* _Supplied material_:
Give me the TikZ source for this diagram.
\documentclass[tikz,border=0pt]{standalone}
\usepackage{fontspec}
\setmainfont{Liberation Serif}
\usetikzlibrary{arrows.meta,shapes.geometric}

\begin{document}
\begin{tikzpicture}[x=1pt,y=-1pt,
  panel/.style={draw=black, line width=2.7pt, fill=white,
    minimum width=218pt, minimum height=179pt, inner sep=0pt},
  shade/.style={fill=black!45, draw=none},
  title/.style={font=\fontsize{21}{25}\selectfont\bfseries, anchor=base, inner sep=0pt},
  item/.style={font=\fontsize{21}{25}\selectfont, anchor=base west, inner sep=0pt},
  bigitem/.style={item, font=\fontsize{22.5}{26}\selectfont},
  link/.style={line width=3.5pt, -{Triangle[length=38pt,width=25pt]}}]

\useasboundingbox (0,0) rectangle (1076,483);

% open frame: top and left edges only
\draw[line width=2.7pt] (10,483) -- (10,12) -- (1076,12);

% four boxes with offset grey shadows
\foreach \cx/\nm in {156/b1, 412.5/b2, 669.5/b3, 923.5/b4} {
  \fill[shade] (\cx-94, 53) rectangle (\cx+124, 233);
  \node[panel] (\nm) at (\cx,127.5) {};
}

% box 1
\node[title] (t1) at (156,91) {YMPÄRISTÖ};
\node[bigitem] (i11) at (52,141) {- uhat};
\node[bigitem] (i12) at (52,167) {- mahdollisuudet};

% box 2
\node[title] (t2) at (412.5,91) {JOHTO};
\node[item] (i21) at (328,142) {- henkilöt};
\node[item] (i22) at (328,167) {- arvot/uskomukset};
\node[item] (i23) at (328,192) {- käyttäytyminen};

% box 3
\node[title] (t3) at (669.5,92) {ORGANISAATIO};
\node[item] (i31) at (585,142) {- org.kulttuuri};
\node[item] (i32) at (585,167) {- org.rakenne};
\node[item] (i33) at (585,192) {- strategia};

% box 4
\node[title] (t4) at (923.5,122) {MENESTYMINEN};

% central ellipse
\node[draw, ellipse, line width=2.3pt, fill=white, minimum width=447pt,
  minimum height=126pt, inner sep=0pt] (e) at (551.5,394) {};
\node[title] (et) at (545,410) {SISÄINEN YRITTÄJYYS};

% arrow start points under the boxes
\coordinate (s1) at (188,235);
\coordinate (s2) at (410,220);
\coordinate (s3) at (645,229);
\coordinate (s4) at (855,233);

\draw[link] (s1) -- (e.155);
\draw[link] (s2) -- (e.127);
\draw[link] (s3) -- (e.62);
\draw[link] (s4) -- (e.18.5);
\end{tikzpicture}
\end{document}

* _Stated exercise_:
Repeat the whole listing exactly, keeping every line intact.

* _Result for this exercise_:
Give me the TikZ source for this diagram.
\documentclass[tikz,border=0pt]{standalone}
\usepackage{fontspec}
\setmainfont{Liberation Serif}
\usetikzlibrary{arrows.meta,shapes.geometric}

\begin{document}
\begin{tikzpicture}[x=1pt,y=-1pt,
  panel/.style={draw=black, line width=2.7pt, fill=white,
    minimum width=218pt, minimum height=179pt, inner sep=0pt},
  shade/.style={fill=black!45, draw=none},
  title/.style={font=\fontsize{21}{25}\selectfont\bfseries, anchor=base, inner sep=0pt},
  item/.style={font=\fontsize{21}{25}\selectfont, anchor=base west, inner sep=0pt},
  bigitem/.style={item, font=\fontsize{22.5}{26}\selectfont},
  link/.style={line width=3.5pt, -{Triangle[length=38pt,width=25pt]}}]

\useasboundingbox (0,0) rectangle (1076,483);

% open frame: top and left edges only
\draw[line width=2.7pt] (10,483) -- (10,12) -- (1076,12);

% four boxes with offset grey shadows
\foreach \cx/\nm in {156/b1, 412.5/b2, 669.5/b3, 923.5/b4} {
  \fill[shade] (\cx-94, 53) rectangle (\cx+124, 233);
  \node[panel] (\nm) at (\cx,127.5) {};
}

% box 1
\node[title] (t1) at (156,91) {YMPÄRISTÖ};
\node[bigitem] (i11) at (52,141) {- uhat};
\node[bigitem] (i12) at (52,167) {- mahdollisuudet};

% box 2
\node[title] (t2) at (412.5,91) {JOHTO};
\node[item] (i21) at (328,142) {- henkilöt};
\node[item] (i22) at (328,167) {- arvot/uskomukset};
\node[item] (i23) at (328,192) {- käyttäytyminen};

% box 3
\node[title] (t3) at (669.5,92) {ORGANISAATIO};
\node[item] (i31) at (585,142) {- org.kulttuuri};
\node[item] (i32) at (585,167) {- org.rakenne};
\node[item] (i33) at (585,192) {- strategia};

% box 4
\node[title] (t4) at (923.5,122) {MENESTYMINEN};

% central ellipse
\node[draw, ellipse, line width=2.3pt, fill=white, minimum width=447pt,
  minimum height=126pt, inner sep=0pt] (e) at (551.5,394) {};
\node[title] (et) at (545,410) {SISÄINEN YRITTÄJYYS};

% arrow start points under the boxes
\coordinate (s1) at (188,235);
\coordinate (s2) at (410,220);
\coordinate (s3) at (645,229);
\coordinate (s4) at (855,233);

\draw[link] (s1) -- (e.155);
\draw[link] (s2) -- (e.127);
\draw[link] (s3) -- (e.62);
\draw[link] (s4) -- (e.18.5);
\end{tikzpicture}
\end{document}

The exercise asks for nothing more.